*What the task requires:* Copy exactly, and only, the lines below from the first through the one containing "const rightTicks = [0,5000,10000,15000,20000,25000,30000];", both included; pictures are omitted.

*Available data:*
□ □ □ □ □

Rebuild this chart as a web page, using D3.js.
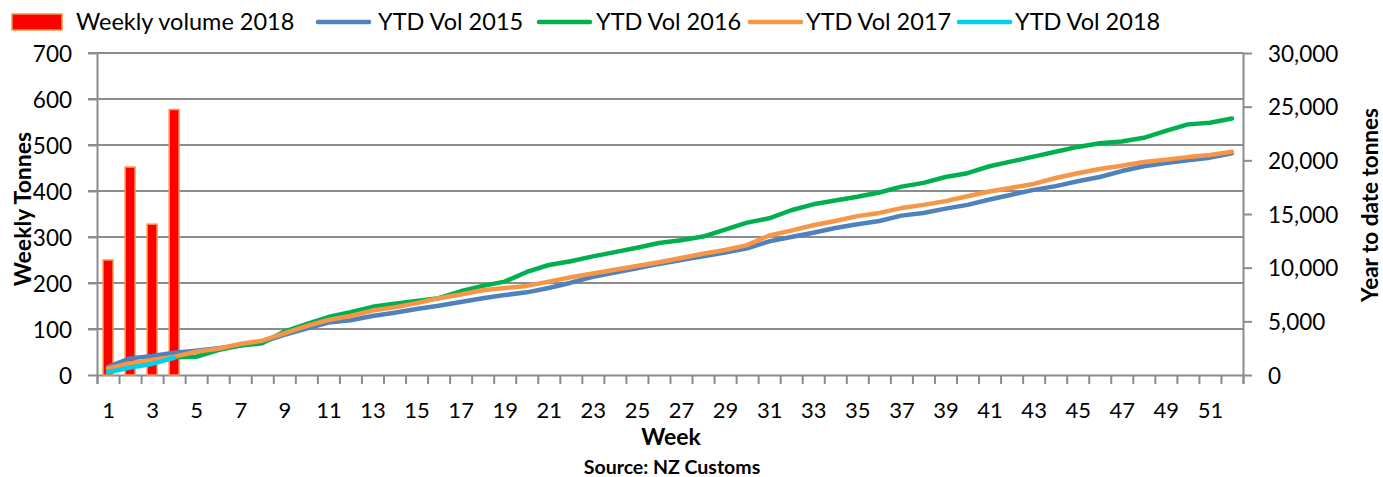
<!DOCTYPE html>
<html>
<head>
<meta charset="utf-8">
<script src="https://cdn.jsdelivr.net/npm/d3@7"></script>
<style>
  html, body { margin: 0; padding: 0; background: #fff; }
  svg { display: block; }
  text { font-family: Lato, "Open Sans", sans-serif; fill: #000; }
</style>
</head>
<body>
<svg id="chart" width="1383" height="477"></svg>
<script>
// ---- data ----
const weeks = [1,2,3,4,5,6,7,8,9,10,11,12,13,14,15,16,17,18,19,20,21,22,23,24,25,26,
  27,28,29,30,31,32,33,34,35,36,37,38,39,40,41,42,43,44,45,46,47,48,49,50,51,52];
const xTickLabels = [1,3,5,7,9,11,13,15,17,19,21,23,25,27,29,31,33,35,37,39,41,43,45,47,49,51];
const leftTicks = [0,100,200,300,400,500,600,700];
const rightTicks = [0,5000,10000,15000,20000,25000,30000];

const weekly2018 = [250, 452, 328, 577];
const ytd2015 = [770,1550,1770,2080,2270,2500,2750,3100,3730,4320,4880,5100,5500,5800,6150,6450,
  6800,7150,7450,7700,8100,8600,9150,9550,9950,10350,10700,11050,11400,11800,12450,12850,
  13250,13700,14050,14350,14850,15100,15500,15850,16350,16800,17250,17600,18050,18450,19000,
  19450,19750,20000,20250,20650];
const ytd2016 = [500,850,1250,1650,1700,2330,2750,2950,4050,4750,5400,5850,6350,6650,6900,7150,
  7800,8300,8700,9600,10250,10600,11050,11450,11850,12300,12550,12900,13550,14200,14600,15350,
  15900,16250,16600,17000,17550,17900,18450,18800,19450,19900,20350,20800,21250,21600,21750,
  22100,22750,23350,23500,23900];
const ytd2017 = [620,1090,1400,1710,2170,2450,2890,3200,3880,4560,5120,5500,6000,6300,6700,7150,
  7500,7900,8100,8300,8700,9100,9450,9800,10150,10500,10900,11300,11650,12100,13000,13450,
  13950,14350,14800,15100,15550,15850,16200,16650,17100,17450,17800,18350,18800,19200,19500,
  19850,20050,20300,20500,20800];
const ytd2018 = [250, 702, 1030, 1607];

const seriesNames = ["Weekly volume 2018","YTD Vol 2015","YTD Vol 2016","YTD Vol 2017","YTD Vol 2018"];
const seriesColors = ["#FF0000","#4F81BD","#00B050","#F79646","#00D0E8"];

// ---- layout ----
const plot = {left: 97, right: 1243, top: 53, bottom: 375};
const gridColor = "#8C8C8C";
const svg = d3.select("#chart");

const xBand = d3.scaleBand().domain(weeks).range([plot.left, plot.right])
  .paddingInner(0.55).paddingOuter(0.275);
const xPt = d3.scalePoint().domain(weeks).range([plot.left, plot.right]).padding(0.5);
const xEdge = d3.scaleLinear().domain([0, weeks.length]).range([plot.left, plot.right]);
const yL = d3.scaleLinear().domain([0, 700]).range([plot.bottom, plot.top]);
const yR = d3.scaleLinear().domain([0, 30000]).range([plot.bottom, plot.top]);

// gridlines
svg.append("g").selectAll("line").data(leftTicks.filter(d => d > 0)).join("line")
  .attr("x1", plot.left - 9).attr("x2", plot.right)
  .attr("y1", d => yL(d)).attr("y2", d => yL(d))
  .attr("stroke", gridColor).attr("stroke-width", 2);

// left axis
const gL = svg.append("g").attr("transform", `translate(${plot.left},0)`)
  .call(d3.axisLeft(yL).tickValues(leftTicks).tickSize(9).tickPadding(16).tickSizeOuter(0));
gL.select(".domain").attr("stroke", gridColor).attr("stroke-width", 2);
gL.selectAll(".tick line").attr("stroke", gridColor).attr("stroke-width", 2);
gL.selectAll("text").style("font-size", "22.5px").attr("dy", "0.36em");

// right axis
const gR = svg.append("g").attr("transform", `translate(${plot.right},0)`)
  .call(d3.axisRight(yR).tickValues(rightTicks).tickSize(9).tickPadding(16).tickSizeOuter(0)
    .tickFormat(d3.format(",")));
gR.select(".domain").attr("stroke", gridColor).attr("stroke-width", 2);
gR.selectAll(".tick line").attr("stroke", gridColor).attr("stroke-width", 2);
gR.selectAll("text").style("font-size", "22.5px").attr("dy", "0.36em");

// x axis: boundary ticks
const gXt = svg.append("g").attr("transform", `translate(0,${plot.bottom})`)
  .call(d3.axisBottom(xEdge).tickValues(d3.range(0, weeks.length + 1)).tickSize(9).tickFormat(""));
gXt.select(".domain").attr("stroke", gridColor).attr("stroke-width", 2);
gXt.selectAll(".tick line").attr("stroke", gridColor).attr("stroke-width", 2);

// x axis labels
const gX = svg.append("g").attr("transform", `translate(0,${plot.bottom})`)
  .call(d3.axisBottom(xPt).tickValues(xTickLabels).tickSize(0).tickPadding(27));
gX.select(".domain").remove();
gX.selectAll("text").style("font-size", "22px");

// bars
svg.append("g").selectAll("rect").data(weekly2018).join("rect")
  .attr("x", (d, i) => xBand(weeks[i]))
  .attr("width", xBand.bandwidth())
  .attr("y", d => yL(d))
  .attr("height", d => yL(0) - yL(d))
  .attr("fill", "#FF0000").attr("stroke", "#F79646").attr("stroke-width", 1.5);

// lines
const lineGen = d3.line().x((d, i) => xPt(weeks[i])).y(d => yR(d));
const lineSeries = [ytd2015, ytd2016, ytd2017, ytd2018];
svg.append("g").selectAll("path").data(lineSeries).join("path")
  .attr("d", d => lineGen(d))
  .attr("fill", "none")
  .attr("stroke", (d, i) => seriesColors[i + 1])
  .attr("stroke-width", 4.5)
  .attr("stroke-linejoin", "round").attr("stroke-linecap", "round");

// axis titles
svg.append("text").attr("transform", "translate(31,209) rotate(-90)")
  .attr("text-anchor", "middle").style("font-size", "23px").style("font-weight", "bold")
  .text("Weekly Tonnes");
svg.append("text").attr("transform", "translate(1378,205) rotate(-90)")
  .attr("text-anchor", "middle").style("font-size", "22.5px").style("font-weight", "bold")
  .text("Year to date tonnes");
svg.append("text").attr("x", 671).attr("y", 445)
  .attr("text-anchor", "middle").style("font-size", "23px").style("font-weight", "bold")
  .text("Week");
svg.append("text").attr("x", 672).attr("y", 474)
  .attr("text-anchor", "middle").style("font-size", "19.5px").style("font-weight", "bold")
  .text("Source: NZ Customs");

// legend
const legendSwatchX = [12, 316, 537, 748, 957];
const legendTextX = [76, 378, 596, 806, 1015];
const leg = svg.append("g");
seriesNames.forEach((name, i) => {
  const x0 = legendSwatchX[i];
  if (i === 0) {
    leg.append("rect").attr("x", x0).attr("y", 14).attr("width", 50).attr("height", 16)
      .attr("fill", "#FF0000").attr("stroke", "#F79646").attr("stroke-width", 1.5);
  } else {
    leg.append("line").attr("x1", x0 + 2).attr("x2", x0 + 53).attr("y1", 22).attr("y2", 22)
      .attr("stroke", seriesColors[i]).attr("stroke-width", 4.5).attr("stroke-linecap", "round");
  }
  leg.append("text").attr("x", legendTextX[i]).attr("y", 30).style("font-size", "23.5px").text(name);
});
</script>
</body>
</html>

□ □ □ □ □

*Full solution:*
Rebuild this chart as a web page, using D3.js.
<!DOCTYPE html>
<html>
<head>
<meta charset="utf-8">
<script src="https://cdn.jsdelivr.net/npm/d3@7"></script>
<style>
  html, body { margin: 0; padding: 0; background: #fff; }
  svg { display: block; }
  text { font-family: Lato, "Open Sans", sans-serif; fill: #000; }
</style>
</head>
<body>
<svg id="chart" width="1383" height="477"></svg>
<script>
// ---- data ----
const weeks = [1,2,3,4,5,6,7,8,9,10,11,12,13,14,15,16,17,18,19,20,21,22,23,24,25,26,
  27,28,29,30,31,32,33,34,35,36,37,38,39,40,41,42,43,44,45,46,47,48,49,50,51,52];
const xTickLabels = [1,3,5,7,9,11,13,15,17,19,21,23,25,27,29,31,33,35,37,39,41,43,45,47,49,51];
const leftTicks = [0,100,200,300,400,500,600,700];
const rightTicks = [0,5000,10000,15000,20000,25000,30000];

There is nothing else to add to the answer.